[Your goal] Pictures excluded, return the lines below from the first through the line holding "(0,0) rectangle (614,1186);".

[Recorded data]
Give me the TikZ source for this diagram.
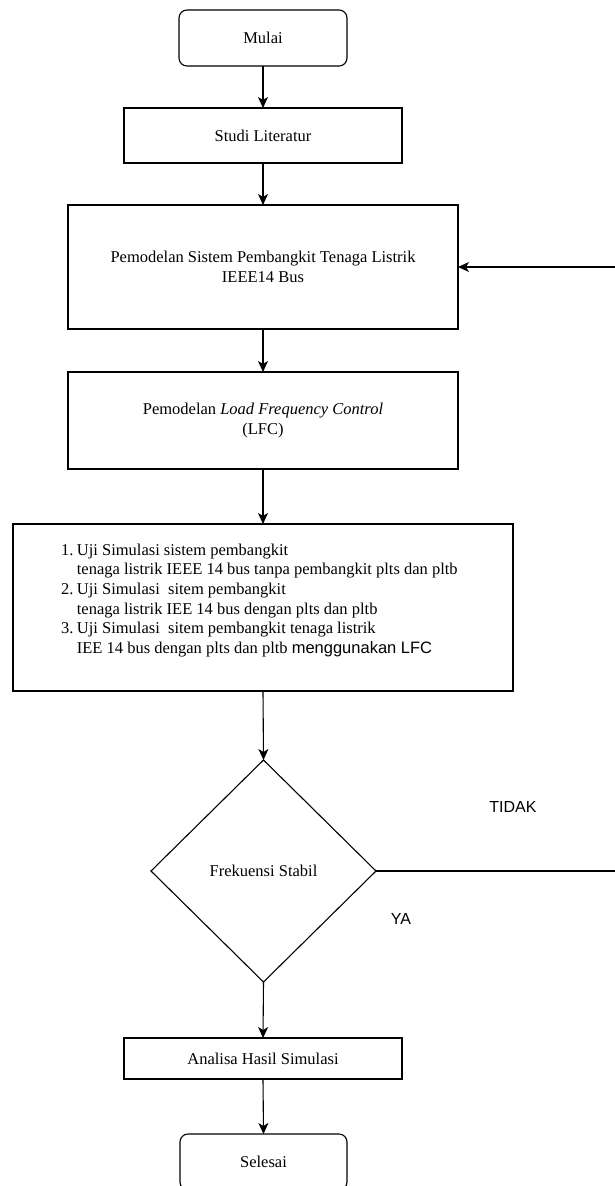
\documentclass[tikz,border=0pt]{standalone}
\usepackage{fontspec}
\setmainfont{Liberation Serif}
\newfontfamily\arialf{Liberation Sans}
\usetikzlibrary{shapes.geometric,arrows.meta}
\begin{document}
\begin{tikzpicture}[x=1pt,y=-1pt,
  every node/.style={font=\fontsize{16.5}{19.7}\selectfont, inner sep=0pt, outer sep=0pt},
  box/.style={draw, line width=1.1pt, rectangle, align=center},
  termbox/.style={draw, line width=1.1pt, rectangle, rounded corners=8pt},
  decision/.style={draw, line width=1.1pt, diamond},
  lbl/.style={font=\arialf\fontsize{16}{19}\selectfont},
  conn/.style={line width=1.1pt, -{Stealth[length=11pt,width=10pt,inset=3pt]}}
]
\useasboundingbox (0,0) rectangle (614,1186);

\node[termbox, minimum width=168, minimum height=56] (mulai) at (263,38) {Mulai};
\node[box, minimum width=278, minimum height=55] (studi) at (263,135.5) {Studi Literatur};
\node[box, minimum width=390, minimum height=124] (pem) at (263,267) {Pemodelan Sistem Pembangkit Tenaga Listrik\\IEEE14 Bus};
\node[box, minimum width=390, minimum height=97] (lfc) at (263,420.5) {Pemodelan \textit{Load Frequency Control}\\(LFC)};
\node[box, minimum width=500, minimum height=167] (uji) at (263,607.5) {};
\node[anchor=base west] (ujitxt) at (61,555) {\begin{tabular}[t]{@{}l@{\hspace{3.5pt}}l@{}}
1. & Uji Simulasi sistem pembangkit\\
 & tenaga listrik IEEE 14 bus tanpa pembangkit plts dan pltb\\
2. & Uji Simulasi\ \ sitem pembangkit\\
 & tenaga listrik IEE 14 bus dengan plts dan pltb\\
3. & Uji Simulasi\ \ sitem pembangkit tenaga listrik\\
 & IEE 14 bus dengan plts dan pltb {\arialf menggunakan LFC}
\end{tabular}};
\node[decision, minimum width=225, minimum height=222] (dia) at (263.5,871) {Frekuensi Stabil};
\node[box, minimum width=278, minimum height=41] (analisa) at (263,1058.5) {Analisa Hasil Simulasi};
\node[termbox, minimum width=167, minimum height=56] (selesai) at (263.5,1162) {Selesai};

\node[lbl] (tidak) at (513,807) {TIDAK};
\node[lbl] (ya) at (401,919) {YA};

\coordinate (fb) at (622,871);

\draw[conn] (mulai.south) -- (studi.north);
\draw[conn] (studi.south) -- (pem.north);
\draw[conn] (pem.south) -- (lfc.north);
\draw[conn] (lfc.south) -- (uji.north);
\draw[conn] (uji.south) -- (dia.north);
\draw[conn] (dia.south) -- (analisa.north);
\draw[conn] (analisa.south) -- (selesai.north);
\draw[conn] (dia.east) -- (fb) |- (pem.east);
\end{tikzpicture}
\end{document}
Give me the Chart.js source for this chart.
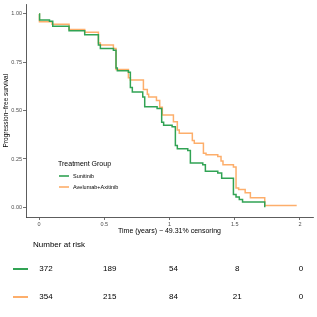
<!DOCTYPE html>
<html><head><meta charset="utf-8">
<script src="https://cdn.jsdelivr.net/npm/chart.js@4"></script>
<style>html,body{margin:0;padding:0;background:#fff;} canvas{display:block;}</style>
</head><body>
<canvas id="km" width="317" height="238"></canvas>
<canvas id="risk" width="317" height="79"></canvas>
<script>
const groupNames = ['Sunitinib', 'Avelumab+Axitinib'];
const groupColors = ['#31a354', '#fdae6b'];

const sunTimes = [0, 0.004, 0.08, 0.105, 0.23, 0.35, 0.455, 0.47, 0.57, 0.59, 0.60, 0.685, 0.70, 0.715, 0.795, 0.81, 0.905, 0.94, 0.955, 1.02, 1.045, 1.06, 1.14, 1.16, 1.255, 1.275, 1.37, 1.40, 1.49, 1.51, 1.535, 1.56, 1.73];
const sunSurv  = [1, 0.969, 0.962, 0.936, 0.913, 0.892, 0.84, 0.822, 0.812, 0.72, 0.706, 0.698, 0.62, 0.596, 0.57, 0.52, 0.511, 0.44, 0.425, 0.417, 0.32, 0.303, 0.294, 0.229, 0.22, 0.186, 0.178, 0.150, 0.067, 0.053, 0.041, 0.027, 0.0];

const aveTimes = [0, 0.003, 0.10, 0.23, 0.35, 0.455, 0.47, 0.57, 0.59, 0.685, 0.70, 0.80, 0.83, 0.84, 0.90, 0.925, 0.945, 1.03, 1.06, 1.075, 1.175, 1.19, 1.26, 1.28, 1.37, 1.395, 1.41, 1.49, 1.51, 1.53, 1.58, 1.62, 1.73, 1.975];
const aveSurv  = [1, 0.96, 0.947, 0.92, 0.905, 0.85, 0.84, 0.822, 0.713, 0.67, 0.658, 0.61, 0.585, 0.571, 0.553, 0.518, 0.477, 0.443, 0.40, 0.383, 0.345, 0.332, 0.28, 0.272, 0.263, 0.24, 0.22, 0.209, 0.10, 0.092, 0.075, 0.05, 0.01, 0.01];

const yTicks = [0, 0.25, 0.5, 0.75, 1];
const yTickLabels = ['0.00', '0.25', '0.50', '0.75', '1.00'];
const xTicks = [0, 0.5, 1, 1.5, 2];
const xTickLabels = ['0', '0.5', '1', '1.5', '2'];

const riskTimes = [0, 0.5, 1, 1.5, 2];
const sunRisk = [372, 189, 54, 8, 0];
const aveRisk = [354, 215, 84, 21, 0];

const FONT = '"Liberation Sans", Arial, Helvetica, sans-serif';
const toXY = (ts, ss) => ts.map((t, i) => ({x: t, y: ss[i]}));

const legendPlugin = {
  id: 'kmLegend',
  afterDraw(chart) {
    const ctx = chart.ctx;
    ctx.save();
    ctx.fillStyle = '#000';
    ctx.font = '7px ' + FONT;
    ctx.textBaseline = 'middle';
    ctx.textAlign = 'left';
    ctx.fillText('Treatment Group', 58, 164);
    const ys = [176, 187];
    chart.data.datasets.forEach((ds, i) => {
      ctx.strokeStyle = ds.borderColor;
      ctx.lineWidth = 1.6;
      ctx.beginPath();
      ctx.moveTo(59, ys[i]);
      ctx.lineTo(69, ys[i]);
      ctx.stroke();
      ctx.fillStyle = '#000';
      ctx.font = '5.5px ' + FONT;
      ctx.fillText(ds.label, 73, ys[i]);
    });
    ctx.restore();
  }
};

new Chart(document.getElementById('km'), {
  type: 'line',
  data: {
    datasets: [
      {label: groupNames[0], data: toXY(sunTimes, sunSurv), borderColor: groupColors[0], borderWidth: 1.5, stepped: 'before', pointRadius: 0, fill: false},
      {label: groupNames[1], data: toXY(aveTimes, aveSurv), borderColor: groupColors[1], borderWidth: 1.5, stepped: 'before', pointRadius: 0, fill: false}
    ]
  },
  options: {
    responsive: false,
    animation: false,
    layout: {padding: {top: 3, right: 4, left: 0, bottom: 0}},
    plugins: {legend: {display: false}, tooltip: {enabled: false}},
    scales: {
      x: {
        type: 'linear', min: -0.1, max: 2.1,
        afterBuildTicks: s => { s.ticks = xTicks.map(v => ({value: v})); },
        afterFit: s => { s.height = 21; },
        ticks: {callback: (v, i) => xTickLabels[i], font: {size: 5.5, family: FONT}, color: '#4d4d4d', padding: 1, maxRotation: 0, autoSkip: false},
        grid: {drawOnChartArea: false, drawTicks: true, tickLength: 3, color: '#333', lineWidth: 0.7},
        border: {display: true, color: '#333', width: 0.8},
        title: {display: true, text: 'Time (years) \u2212 49.31% censoring', font: {size: 7, family: FONT}, color: '#000', padding: {top: 0, bottom: 3}}
      },
      y: {
        type: 'linear', min: -0.05, max: 1.05,
        afterBuildTicks: s => { s.ticks = yTicks.map(v => ({value: v})); },
        afterFit: s => { s.width = 26; },
        ticks: {callback: (v, i) => yTickLabels[i], font: {size: 5.5, family: FONT}, color: '#4d4d4d', padding: 1, autoSkip: false},
        grid: {drawOnChartArea: false, drawTicks: true, tickLength: 3, color: '#333', lineWidth: 0.7},
        border: {display: true, color: '#333', width: 0.8},
        title: {display: true, text: 'Progression\u2212free survival', font: {size: 6.5, family: FONT}, color: '#000', padding: {top: 2, bottom: 0}}
      }
    }
  },
  plugins: [legendPlugin]
});

const riskPlugin = {
  id: 'riskText',
  afterDraw(chart) {
    const ctx = chart.ctx;
    ctx.save();
    ctx.fillStyle = '#000';
    ctx.font = '8px ' + FONT;
    ctx.textBaseline = 'middle';
    ctx.textAlign = 'left';
    ctx.fillText('Number at risk', 33, 6.5);
    chart.data.datasets.forEach((ds, i) => {
      const meta = chart.getDatasetMeta(i);
      const y = meta.data[0].y;
      ctx.strokeStyle = ds.lineColor;
      ctx.lineWidth = 2;
      ctx.beginPath();
      ctx.moveTo(13, y);
      ctx.lineTo(28, y);
      ctx.stroke();
      ctx.fillStyle = '#000';
      ctx.textAlign = 'center';
      ctx.font = '8px ' + FONT;
      meta.data.forEach((pt, j) => {
        ctx.fillText(String(ds.counts[j]), pt.x, pt.y);
      });
    });
    ctx.restore();
  }
};

new Chart(document.getElementById('risk'), {
  type: 'scatter',
  data: {
    datasets: [
      {label: groupNames[0], lineColor: groupColors[0], counts: sunRisk, data: riskTimes.map(t => ({x: t, y: 1})), pointRadius: 0},
      {label: groupNames[1], lineColor: groupColors[1], counts: aveRisk, data: riskTimes.map(t => ({x: t, y: 0})), pointRadius: 0}
    ]
  },
  options: {
    responsive: false,
    animation: false,
    layout: {padding: {top: 31, bottom: 20, left: 46, right: 16}},
    plugins: {legend: {display: false}, tooltip: {enabled: false}},
    scales: {
      x: {type: 'linear', min: 0, max: 2, display: false},
      y: {type: 'linear', min: 0, max: 1, display: false}
    }
  },
  plugins: [riskPlugin]
});
</script>
</body></html>
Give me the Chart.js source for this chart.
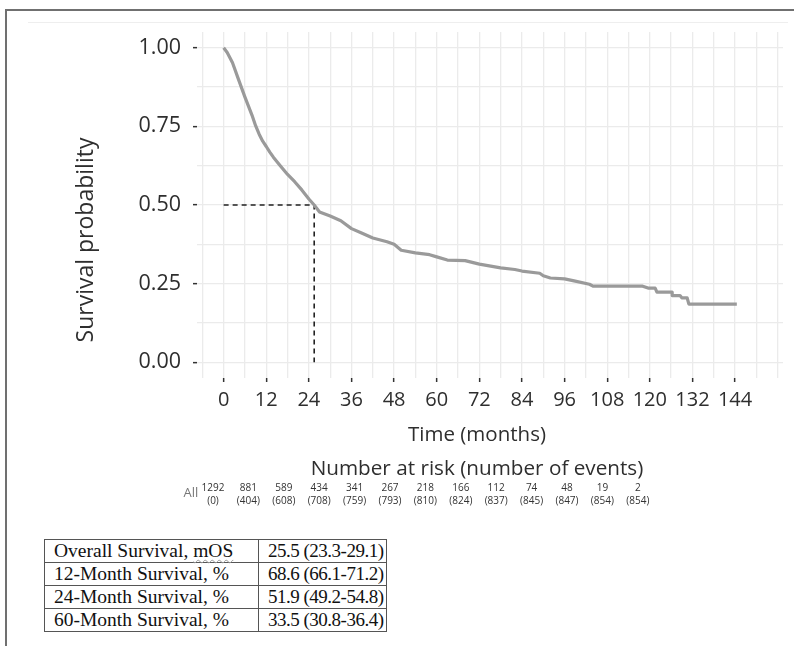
<!DOCTYPE html>
<html>
<head>
<meta charset="utf-8">
<script src="https://cdn.jsdelivr.net/npm/chart.js@4.4.1/dist/chart.umd.min.js"></script>
<style>
  html, body { margin: 0; padding: 0; background: #fff; }
  body { width: 794px; height: 646px; position: relative; overflow: hidden; }
  #frame { position: absolute; left: 5px; top: 9px; width: 789px; height: 637px;
           border-top: 2px solid #707070; border-left: 2px solid #707070; box-sizing: border-box; }
  #faint { position: absolute; left: 28px; top: 22px; width: 760px; height: 1px; background: #eeeeee; }
  #km { position: absolute; left: 0; top: 0; }
  #summary { position: absolute; left: 44px; top: 539px; width: 342px; table-layout: fixed; border-collapse: collapse;
             font-family: "Liberation Serif", "Times New Roman", serif; font-size: 19.5px; color: #111; }
  #summary td { border: 1px solid #555; height: 22px; line-height: 22px; padding: 0 0 0 9px; white-space: nowrap; overflow: visible; }
  #summary td.val { letter-spacing: -0.5px; font-size: 19px; }
  .spell { text-decoration: underline wavy #9a9a9a; text-decoration-thickness: 1px; text-underline-offset: 2px; }
</style>
</head>
<body>
<div id="frame"></div>
<div id="faint"></div>
<canvas id="km" width="794" height="520"></canvas>
<table id="summary"><colgroup><col style="width:214px"><col style="width:128px"></colgroup><tbody id="rows"></tbody></table>
<script>
(function () {
  // Kaplan-Meier curve (months, survival probability)
  const timeMonths = [0, 1, 2.5, 4, 6, 8, 9, 10, 11, 12, 13, 14, 16, 18, 20, 22, 24, 25.5, 27, 30, 33, 36, 39, 42,
    46, 48, 50, 54, 58, 60, 63, 68, 72, 76, 78, 82, 84, 89, 90, 92, 96, 99, 103, 104, 118, 119.5, 121.5, 122,
    126.3, 126.3, 128.5, 129, 130.5, 131, 144.5];
  const survival = [1.0, 0.985, 0.952, 0.905, 0.843, 0.785, 0.752, 0.725, 0.703, 0.686, 0.668, 0.652, 0.624, 0.597,
    0.574, 0.548, 0.519, 0.50, 0.478, 0.465, 0.45, 0.425, 0.41, 0.395, 0.383, 0.375, 0.356, 0.348, 0.342, 0.335,
    0.325, 0.323, 0.312, 0.304, 0.30, 0.295, 0.29, 0.283, 0.275, 0.268, 0.265, 0.258, 0.248, 0.242, 0.242, 0.236,
    0.236, 0.223, 0.223, 0.212, 0.212, 0.205, 0.205, 0.185, 0.185];

  const medianOS = 25.5;

  const xTickLabels = ['0', '12', '24', '36', '48', '60', '72', '84', '96', '108', '120', '132', '144'];
  const yTickLabels = ['0.00', '0.25', '0.50', '0.75', '1.00'];

  // risk table
  const riskTimes = [0, 12, 24, 36, 48, 60, 72, 84, 96, 108, 120, 132, 144];
  const atRisk = [1292, 881, 589, 434, 341, 267, 218, 166, 112, 74, 48, 19, 2];
  const events = [0, 404, 608, 708, 759, 793, 810, 824, 837, 845, 847, 854, 854];

  // summary table
  const summaryLabels = ['Overall Survival, mOS', '12-Month Survival, %', '24-Month Survival, %', '60-Month Survival, %'];
  const summaryValues = ['25.5 (23.3-29.1)', '68.6 (66.1-71.2)', '51.9 (49.2-54.8)', '33.5 (30.8-36.4)'];

  const font = '"Open Sans", "Noto Sans", sans-serif';
  const textColor = '#2e2e2e';

  const curve = timeMonths.map((t, i) => ({ x: t, y: survival[i] }));
  const median = [{ x: 0, y: 0.5 }, { x: medianOS, y: 0.5 }, { x: medianOS, y: 0 }];

  const xGrid = [];
  for (let v = -6; v <= 156; v += 6) xGrid.push(v);
  const yGrid = [];
  for (let k = 0; k <= 8; k++) yGrid.push(k * 0.125);

  const extras = {
    id: 'extras',
    afterDraw(chart) {
      const ctx = chart.ctx;
      ctx.save();
      ctx.fillStyle = textColor;
      ctx.textAlign = 'center';
      ctx.textBaseline = 'middle';
      ctx.font = '20.5px ' + font;
      ctx.fillText('Time (months)', 477, 435);
      ctx.font = '20.7px ' + font;
      ctx.fillText('Number at risk (number of events)', 477, 469);

      ctx.font = '13px ' + font;
      ctx.fillStyle = '#777';
      ctx.fillText('All', 191, 493);
      ctx.font = '10px ' + font;
      ctx.fillStyle = '#333';
      riskTimes.forEach((t, i) => {
        const x = 213 + i * 35.4;
        ctx.fillText(String(atRisk[i]), x, 488);
        ctx.fillText('(' + events[i] + ')', x, 501);
      });

      ctx.font = '23px ' + font;
      ctx.fillStyle = textColor;
      ctx.translate(86, 240);
      ctx.rotate(-Math.PI / 2);
      ctx.fillText('Survival probability', 0, 0);
      ctx.restore();
    }
  };

  new Chart(document.getElementById('km'), {
    type: 'line',
    data: {
      datasets: [{
        data: curve,
        borderColor: '#9a9a9a',
        borderWidth: 3.2,
        pointRadius: 0,
        tension: 0,
        borderJoinStyle: 'round'
      }, {
        data: median,
        borderColor: '#222',
        borderWidth: 1.6,
        borderDash: [5, 4],
        pointRadius: 0,
        tension: 0
      }]
    },
    options: {
      responsive: false,
      animation: false,
      layout: { padding: { top: 32, right: 11, left: 0, bottom: 0 } },
      plugins: { legend: { display: false }, tooltip: { enabled: false } },
      scales: {
        x: {
          type: 'linear',
          min: -7.5,
          max: 157.5,
          afterBuildTicks: s => { s.ticks = xGrid.map(v => ({ value: v })); },
          afterFit: s => { s.height = 142; },
          border: { display: false },
          grid: {
            color: '#ebebeb',
            lineWidth: 1.3,
            tickLength: 4,
            tickWidth: 1.5,
            tickColor: c => (xTickLabels.includes(String(c.tick.value)) ? '#333' : 'rgba(0,0,0,0)')
          },
          ticks: {
            autoSkip: false,
            maxRotation: 0,
            padding: 6,
            color: textColor,
            font: { family: font, size: 20 },
            callback: v => (xTickLabels.includes(String(v)) ? String(v) : '')
          }
        },
        y: {
          min: -0.05,
          max: 1.05,
          afterBuildTicks: s => { s.ticks = yGrid.map(v => ({ value: v })); },
          afterFit: s => { s.width = 197; },
          border: { display: false },
          grid: {
            color: '#ebebeb',
            lineWidth: 1.3,
            tickLength: 4,
            tickWidth: 1.5,
            tickColor: c => (c.index % 2 === 0 ? '#333' : 'rgba(0,0,0,0)')
          },
          ticks: {
            autoSkip: false,
            padding: 12,
            color: textColor,
            font: { family: font, size: 21.5 },
            callback: (v, i) => (i % 2 === 0 ? yTickLabels[i / 2] : '')
          }
        }
      }
    },
    plugins: [extras]
  });

  const rows = document.getElementById('rows');
  summaryLabels.forEach((lab, i) => {
    const tr = document.createElement('tr');
    const a = document.createElement('td');
    if (lab.endsWith('mOS')) {
      a.innerHTML = lab.replace('mOS', '<span class="spell">mOS</span>');
    } else {
      a.textContent = lab;
    }
    const b = document.createElement('td');
    b.className = 'val';
    b.textContent = summaryValues[i];
    tr.appendChild(a);
    tr.appendChild(b);
    rows.appendChild(tr);
  });
})();
</script>
</body>
</html>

[Solution to this task]
Give me the TikZ source for this diagram.
\documentclass[tikz,border=0pt]{standalone}
\usepackage{fontspec}
\setmainfont{Liberation Serif}
\newfontfamily\arialf{Liberation Sans}
\usetikzlibrary{shapes.geometric,arrows.meta}
\begin{document}
\begin{tikzpicture}[x=1pt,y=-1pt,
  every node/.style={font=\fontsize{16.5}{19.7}\selectfont, inner sep=0pt, outer sep=0pt},
  box/.style={draw, line width=1.1pt, rectangle, align=center},
  termbox/.style={draw, line width=1.1pt, rectangle, rounded corners=8pt},
  decision/.style={draw, line width=1.1pt, diamond},
  lbl/.style={font=\arialf\fontsize{16}{19}\selectfont},
  conn/.style={line width=1.1pt, -{Stealth[length=11pt,width=10pt,inset=3pt]}}
]
\useasboundingbox (0,0) rectangle (614,1186);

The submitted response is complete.